On Sun, Feb 26, 2012 at 1:00 PM, Nathaniel Smith <n...@pobox.com> wrote:

> On Sun, Feb 26, 2012 at 5:23 PM, Warren Weckesser
> <warren.weckes...@enthought.com> wrote:
> > I haven't pushed it to the extreme, but the "big" example (in the
> examples/
> > directory) is a 1 gig text file with 2 million rows and 50 fields in each
> > row.  This is read in less than 30 seconds (but that's with a solid state
> > drive).
>
> Obviously this was just a quick test, but FYI, a solid state drive
> shouldn't really make any difference here -- this is a pure sequential
> read, and for those, SSDs are if anything actually slower than
> traditional spinning-platter drives.
>
>

Good point.



> For this kind of benchmarking, you'd really rather be measuring the
> CPU time, or reading byte streams that are already in memory. If you
> can process more MB/s than the drive can provide, then your code is
> effectively perfectly fast.

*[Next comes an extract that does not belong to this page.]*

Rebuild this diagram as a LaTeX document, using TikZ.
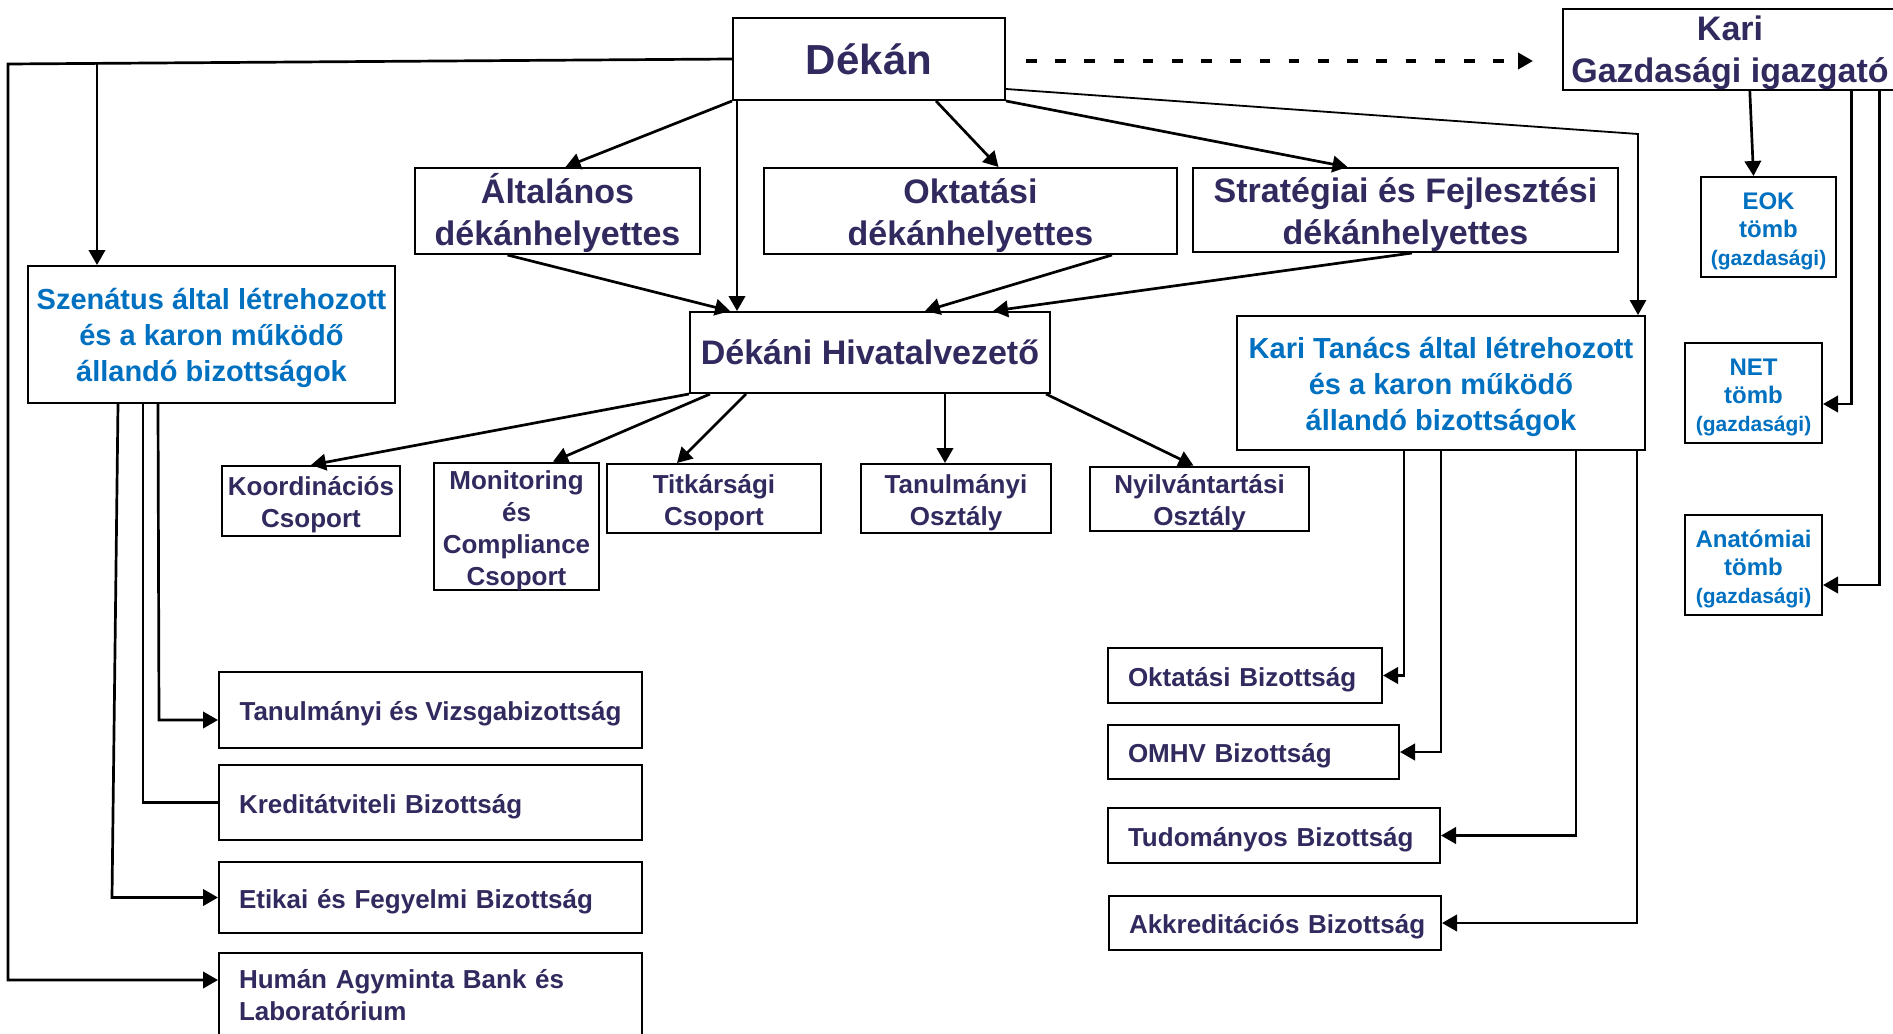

Looking at this number has a few
> advantages:
>  - You get more repeatable measurements (no disk buffers and stuff
> messing with you)
>  - If your code can go faster than your drive, then the drive won't
> make your benchmark look bad
>  - There are probably users out there that have faster drives than you
> (e.g., I just measured ~340 megabytes/s off our lab's main RAID
> array), so it's nice to be able to measure optimizations even after
> they stop mattering on your equipment.
>
>

For anyone benchmarking software like this, be sure to clear the disk cache
before each run.  In linux:

$ sync
$ sudo sh -c "echo 3 > /proc/sys/vm/drop_caches"

In Mac OSX:

$ purge

I'm not sure what the equivalent is in Windows.